On Oct. 25, the New York Times ran an exposé about the riches that relatives of China’s prime minister, Wen Jiabao, had accumulated over the course of his rise to power.* In the days leading up to the story’s publication, the newspaper had gotten word of warnings from Chinese officials that the investigation would “have consequences,” the Times reported today. So on Oct. 24, the paper asked AT&T to keep an eye out for suspicious activity on its computer networks. Sure enough, on the day the story appeared in the paper, AT&T noticed “behavior that was consistent with other attacks believed to have been perpetrated by the Chinese military.”
The attacks continued over the next four months, the Times’ Nicole Perlroth reports in a front-page story about the hack in today’s paper. It seems the perpetrators managed to steal the passwords of every Times employee and broke into the email accounts of key bureau chiefs in Asia. The Times’ executive editor said there was “no evidence that sensitive e-mails or files from the reporting of our articles about the Wen family were accessed, downloaded or copied,” though as Sophos’ Graham Cluley points out, it’s possible the hackers just covered their tracks.

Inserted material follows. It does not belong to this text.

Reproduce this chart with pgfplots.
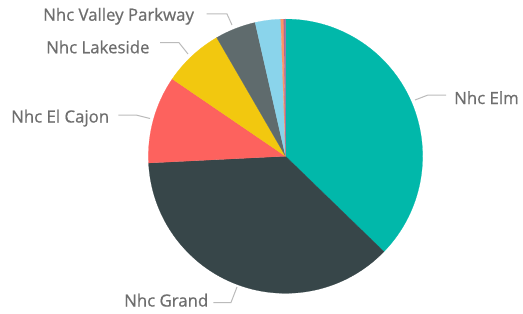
\documentclass[border=0pt]{standalone}
\usepackage{pgfplots}
\pgfplotsset{compat=1.18}
\usepackage{pgfplotstable}
\usepackage{fontspec}
\setmainfont{Open Sans}
\newfontfamily\labelfamily[FakeBold=0.7]{Open Sans}
\definecolor{cElm}{HTML}{01B8AA}
\definecolor{cGrand}{HTML}{374649}
\definecolor{cCajon}{HTML}{FD625E}
\definecolor{cLake}{HTML}{F2C80F}
\definecolor{cValley}{HTML}{5F6B6D}
\definecolor{cBlue}{HTML}{8AD4EB}
\definecolor{cOrange}{HTML}{FE9666}
\definecolor{cPurple}{HTML}{A66999}
\definecolor{labelgrey}{HTML}{6E6E6E}
\definecolor{leadergrey}{HTML}{BBBBBB}

\pgfplotstableread{
name value col
Elm 37.2 cElm
Grand 36.9 cGrand
ElCajon 10.3 cCajon
Lakeside 7.1 cLake
ValleyParkway 4.8 cValley
Other1 3.0 cBlue
Other2 0.35 cOrange
Other3 0.2 cPurple
}\piedata

\newcommand\labelfont{\labelfamily\fontsize{16.8bp}{20bp}\selectfont}

\begin{document}
\begin{tikzpicture}
\pgfplotstablegetrowsof{\piedata}
\pgfmathtruncatemacro{\lastrow}{\pgfplotsretval-1}
\gdef\pietot{0}
\foreach \i in {0,...,\lastrow}{%
  \pgfplotstablegetelem{\i}{value}\of\piedata
  \pgfmathsetmacro{\tmpsum}{\pietot+\pgfplotsretval}%
  \xdef\pietot{\tmpsum}%
}
\gdef\slices{}
\gdef\piecum{0}
\foreach \i in {0,...,\lastrow}{%
  \pgfplotstablegetelem{\i}{value}\of\piedata \let\slval\pgfplotsretval
  \pgfplotstablegetelem{\i}{col}\of\piedata \let\slcol\pgfplotsretval
  \pgfmathsetmacro{\slas}{90-\piecum/\pietot*360}%
  \pgfmathsetmacro{\slae}{90-(\piecum+\slval)/\pietot*360}%
  \pgfmathsetmacro{\slnc}{\piecum+\slval}%
  \xdef\piecum{\slnc}%
  \xdef\slices{\unexpanded\expandafter{\slices}\noexpand\filldraw[fill=\slcol,draw=\slcol,line width=0.2bp] (axis cs:285.5,156.8) -- ++(\slas:137.1bp) arc[start angle=\slas, end angle=\slae, radius=137.1bp] -- cycle;}%
}
\begin{axis}[
  hide axis, x=1bp, y=1bp,
  xmin=0, xmax=523, ymin=0, ymax=313,
  clip=false,
]
\path (axis cs:0,0) rectangle (axis cs:523,313);
\slices
% leader lines
\draw[leadergrey, line width=1bp] (axis cs:415,213) -- (axis cs:428,218) -- (axis cs:446,218);
\draw[leadergrey, line width=1bp] (axis cs:237,26) -- (axis cs:231,10.5) -- (axis cs:213.3,10.5);
\draw[leadergrey, line width=1bp] (axis cs:150,194.5) -- (axis cs:136,198) -- (axis cs:118.3,198);
\draw[leadergrey, line width=1bp] (axis cs:188,259) -- (axis cs:179,270.3) -- (axis cs:160,270.3);
\draw[leadergrey, line width=1bp] (axis cs:232,288) -- (axis cs:227,299) -- (axis cs:206.7,299);
% labels
\node[anchor=base west, inner sep=0pt, text=labelgrey, font=\labelfont] at (axis cs:454,209) {Nhc Elm};
\node[anchor=base west, inner sep=0pt, text=labelgrey, font=\labelfont] at (axis cs:124,6.5) {Nhc Grand};
\node[anchor=base west, inner sep=0pt, text=labelgrey, font=\labelfont] at (axis cs:11,190.5) {Nhc El Cajon};
\node[anchor=base west, inner sep=0pt, text=labelgrey, font=\labelfont] at (axis cs:46,259.7) {Nhc Lakeside};
\node[anchor=base west, inner sep=0pt, text=labelgrey, font=\labelfont] at (axis cs:43,292.3) {Nhc Valley Parkway};
\end{axis}
\end{tikzpicture}
\end{document}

Security experts believe the attacks made use of a technique called spear-phishing, in which specific employees are targeted with emails designed specifically to get them to click on a link or open an attachment that in turn installs malware on their machines.
Today’s Times report suggests the attacks are “part of a broader computer espionage campaign against American news media companies that have reported on Chinese leaders and corporations,” including Bloomberg News. Chinese officials told the Times that “to accuse the Chinese military of launching cyberattacks without solid proof is unprofessional and baseless.” But as we’ve learned from the Stuxnet episode and other international cyberattacks in recent years, solid proof tends to be very hard to come by. “That’s because it’s so easy to use compromised computers around the world to route attacks through—disguising the true origin,” Sophos’ Cluley explains.
Why might Chinese hackers want information about the Times’ reporting on the prime minister and his family? The most troubling possible explanation is that they would like to exact retribution on any anonymous sources who tipped the paper off to unsavory dealings. But the Times maintains that its reporting was based on public records. The hacks could also be viewed simply as an intimidation tactic—an effort to extend the Chinese regime’s tight control over the media beyond its borders—though if so, it’s probably counterproductive. American journalists, accustomed to doing their jobs without fear of imprisonment or assassination, tend only to be encouraged by brazen efforts to deter them from reporting on a given topic.
*Correction, Thursday, Jan. 31, 11:39 a.m.: Due to a typographical error, this post originally referred to a Times expose about the riches of China’s Prime Minister, Wen Jiabao. The story actually focused on the riches of Mr. Wen’s relatives.